Random characters appear in place of non-English text in documents

Cause

The encoding of the input data is not detected correctly.

Some file types, such as single-byte text files and some HTML files, lack encoding information that specifies what language should be used to interpret the characters in the file.  When you index these types of files in dtSearch, it will analyze the document text to infer the language so it can apply the appropriate encoding.   This process usually produces the correct encoding, but it is inherently inexact and so in some cases you will see random characters.

Resolution

To tell dtSearch to use a specific character set instead of attempting to infer the encoding, click Options > Preferences > File Types, and select the character set to use under "Default character encoding".  For Western European languages, the "CP-1252 Windows Latin-1" option will work best.

To remove the ambiguity from the documents so they will contain the encoding information needed to interpret them accurately, the solution depends on the file type.

Word 95 documents:  Open the document in a current version of Word and save it.  

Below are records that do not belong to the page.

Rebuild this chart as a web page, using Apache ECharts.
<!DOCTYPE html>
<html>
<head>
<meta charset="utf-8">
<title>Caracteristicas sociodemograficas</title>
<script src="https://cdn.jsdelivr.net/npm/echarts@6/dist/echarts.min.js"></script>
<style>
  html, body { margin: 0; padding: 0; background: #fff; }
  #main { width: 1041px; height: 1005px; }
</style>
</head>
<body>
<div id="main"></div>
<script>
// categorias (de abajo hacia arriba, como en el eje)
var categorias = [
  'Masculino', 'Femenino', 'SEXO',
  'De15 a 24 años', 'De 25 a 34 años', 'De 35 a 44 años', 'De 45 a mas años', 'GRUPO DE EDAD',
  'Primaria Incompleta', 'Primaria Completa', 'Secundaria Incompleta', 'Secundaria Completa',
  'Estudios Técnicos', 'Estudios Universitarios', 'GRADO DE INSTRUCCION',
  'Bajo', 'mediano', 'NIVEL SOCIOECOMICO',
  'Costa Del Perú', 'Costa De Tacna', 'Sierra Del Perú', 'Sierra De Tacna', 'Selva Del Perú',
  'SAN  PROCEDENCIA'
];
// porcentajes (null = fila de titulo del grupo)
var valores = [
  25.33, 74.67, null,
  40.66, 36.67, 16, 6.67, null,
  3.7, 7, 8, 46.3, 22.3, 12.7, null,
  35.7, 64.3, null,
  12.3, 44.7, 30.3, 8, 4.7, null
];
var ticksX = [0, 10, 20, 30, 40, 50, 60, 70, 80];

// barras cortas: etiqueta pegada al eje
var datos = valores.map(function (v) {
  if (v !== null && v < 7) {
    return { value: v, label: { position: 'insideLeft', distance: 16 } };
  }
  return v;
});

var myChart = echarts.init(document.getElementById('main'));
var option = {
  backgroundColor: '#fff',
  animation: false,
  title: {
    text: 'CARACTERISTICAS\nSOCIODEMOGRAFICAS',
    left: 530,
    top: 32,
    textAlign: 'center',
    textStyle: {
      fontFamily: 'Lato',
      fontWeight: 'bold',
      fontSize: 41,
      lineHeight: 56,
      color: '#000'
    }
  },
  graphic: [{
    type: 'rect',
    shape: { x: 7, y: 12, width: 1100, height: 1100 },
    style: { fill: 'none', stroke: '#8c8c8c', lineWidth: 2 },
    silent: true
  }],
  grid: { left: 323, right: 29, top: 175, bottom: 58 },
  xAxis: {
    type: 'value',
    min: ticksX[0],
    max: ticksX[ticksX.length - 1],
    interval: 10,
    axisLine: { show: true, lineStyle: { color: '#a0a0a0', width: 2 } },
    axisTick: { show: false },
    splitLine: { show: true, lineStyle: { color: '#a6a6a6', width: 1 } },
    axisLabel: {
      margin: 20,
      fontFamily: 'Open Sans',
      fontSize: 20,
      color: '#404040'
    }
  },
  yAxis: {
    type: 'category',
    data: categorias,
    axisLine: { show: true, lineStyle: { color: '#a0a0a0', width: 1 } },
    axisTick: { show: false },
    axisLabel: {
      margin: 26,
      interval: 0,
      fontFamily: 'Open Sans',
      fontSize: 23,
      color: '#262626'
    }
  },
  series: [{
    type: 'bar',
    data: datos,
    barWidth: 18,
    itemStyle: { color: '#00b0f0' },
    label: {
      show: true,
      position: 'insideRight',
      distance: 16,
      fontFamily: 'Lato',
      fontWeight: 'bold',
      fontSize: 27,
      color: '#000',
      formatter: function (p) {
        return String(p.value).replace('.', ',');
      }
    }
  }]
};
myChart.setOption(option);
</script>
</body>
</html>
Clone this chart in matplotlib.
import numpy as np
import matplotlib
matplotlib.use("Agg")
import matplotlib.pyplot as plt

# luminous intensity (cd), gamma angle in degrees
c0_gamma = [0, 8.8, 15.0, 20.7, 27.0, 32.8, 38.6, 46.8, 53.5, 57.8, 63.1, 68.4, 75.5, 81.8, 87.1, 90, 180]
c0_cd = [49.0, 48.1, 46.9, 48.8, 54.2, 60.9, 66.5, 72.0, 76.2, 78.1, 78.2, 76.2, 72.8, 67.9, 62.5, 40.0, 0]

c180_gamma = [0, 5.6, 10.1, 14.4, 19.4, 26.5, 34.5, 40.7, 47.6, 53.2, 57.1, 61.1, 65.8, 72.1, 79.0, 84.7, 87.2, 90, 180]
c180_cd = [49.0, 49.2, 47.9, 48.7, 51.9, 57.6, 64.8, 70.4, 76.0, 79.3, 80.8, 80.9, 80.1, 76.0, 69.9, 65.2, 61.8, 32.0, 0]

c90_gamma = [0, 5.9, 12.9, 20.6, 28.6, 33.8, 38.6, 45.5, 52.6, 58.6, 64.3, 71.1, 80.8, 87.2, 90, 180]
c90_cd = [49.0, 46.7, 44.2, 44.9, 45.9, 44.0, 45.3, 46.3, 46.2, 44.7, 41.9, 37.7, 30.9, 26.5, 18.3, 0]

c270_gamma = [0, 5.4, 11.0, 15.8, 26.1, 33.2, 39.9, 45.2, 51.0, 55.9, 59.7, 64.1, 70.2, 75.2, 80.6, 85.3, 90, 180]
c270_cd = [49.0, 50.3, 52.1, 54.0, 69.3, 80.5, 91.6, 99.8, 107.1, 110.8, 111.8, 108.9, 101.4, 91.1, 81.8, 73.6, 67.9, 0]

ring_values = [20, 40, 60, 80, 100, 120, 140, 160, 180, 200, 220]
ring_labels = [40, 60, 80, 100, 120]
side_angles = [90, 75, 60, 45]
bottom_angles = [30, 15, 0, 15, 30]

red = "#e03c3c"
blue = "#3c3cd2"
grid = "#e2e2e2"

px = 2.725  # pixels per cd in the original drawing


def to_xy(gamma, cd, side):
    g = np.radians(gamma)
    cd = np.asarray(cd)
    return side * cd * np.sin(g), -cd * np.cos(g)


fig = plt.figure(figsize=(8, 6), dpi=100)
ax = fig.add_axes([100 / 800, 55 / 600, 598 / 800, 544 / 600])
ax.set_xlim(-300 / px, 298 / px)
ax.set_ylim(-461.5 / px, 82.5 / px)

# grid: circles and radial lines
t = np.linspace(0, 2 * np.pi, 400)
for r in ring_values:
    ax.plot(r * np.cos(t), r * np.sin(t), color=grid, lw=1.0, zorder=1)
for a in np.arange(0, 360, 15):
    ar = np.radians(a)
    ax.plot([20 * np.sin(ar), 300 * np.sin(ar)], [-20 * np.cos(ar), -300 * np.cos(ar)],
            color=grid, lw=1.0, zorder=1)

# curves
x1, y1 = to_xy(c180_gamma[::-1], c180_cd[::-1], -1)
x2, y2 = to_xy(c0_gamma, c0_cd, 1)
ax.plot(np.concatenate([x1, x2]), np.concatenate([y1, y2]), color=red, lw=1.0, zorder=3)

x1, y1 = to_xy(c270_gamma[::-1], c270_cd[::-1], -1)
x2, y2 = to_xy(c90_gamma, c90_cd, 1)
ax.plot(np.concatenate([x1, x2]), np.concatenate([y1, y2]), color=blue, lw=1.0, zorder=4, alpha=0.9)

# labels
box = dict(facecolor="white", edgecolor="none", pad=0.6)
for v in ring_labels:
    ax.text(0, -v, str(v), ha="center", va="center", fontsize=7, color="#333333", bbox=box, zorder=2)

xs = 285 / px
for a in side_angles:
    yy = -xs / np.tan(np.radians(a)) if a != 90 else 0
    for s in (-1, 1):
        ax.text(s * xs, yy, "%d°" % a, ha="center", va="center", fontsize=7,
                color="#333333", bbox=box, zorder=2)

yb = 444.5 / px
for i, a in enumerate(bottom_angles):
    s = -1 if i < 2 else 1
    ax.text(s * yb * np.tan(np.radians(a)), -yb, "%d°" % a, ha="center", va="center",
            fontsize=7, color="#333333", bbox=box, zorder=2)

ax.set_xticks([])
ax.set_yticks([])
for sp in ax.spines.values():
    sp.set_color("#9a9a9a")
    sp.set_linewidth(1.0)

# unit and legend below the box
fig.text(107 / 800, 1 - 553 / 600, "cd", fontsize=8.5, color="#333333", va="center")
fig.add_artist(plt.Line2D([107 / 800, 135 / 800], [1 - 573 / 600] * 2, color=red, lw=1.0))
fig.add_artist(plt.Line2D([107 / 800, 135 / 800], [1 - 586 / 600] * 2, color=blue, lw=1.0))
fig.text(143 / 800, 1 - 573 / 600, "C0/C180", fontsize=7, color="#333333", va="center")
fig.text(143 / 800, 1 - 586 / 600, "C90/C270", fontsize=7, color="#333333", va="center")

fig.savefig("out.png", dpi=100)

HTML files:  In your HTML editor, save the document using the UTF-8 encoding with a META tag near the top of the file indicating this.  The META tag will look like this:  

<META HTTP-EQUIV="Content-Type" CONTENT="text/html; charset=utf-8">

Plain text files:  Open the file in Notepad, click File > Save As, and select "Unicode text" as the format.

dtSearch Engine Applications

In an application that uses the dtSearch Engine, to set the default character encoding to use for documents that lack a specified encoding,

(1) Start dtSearch Desktop, click Options > Preferences > File Types, and select the character set to use under "Default character encoding".  This setting will be saved in a file named filetype.xml in your dtSearch user data folder.

(2) Locate the filetype.xml file in your dtSearch UserData folder and copy this file into one of your application's folder.  

(3) Each time your application starts, use Options.FileTypeTableFile to tell the dtSearch Engine to use the filetype.xml file that you created in step (1).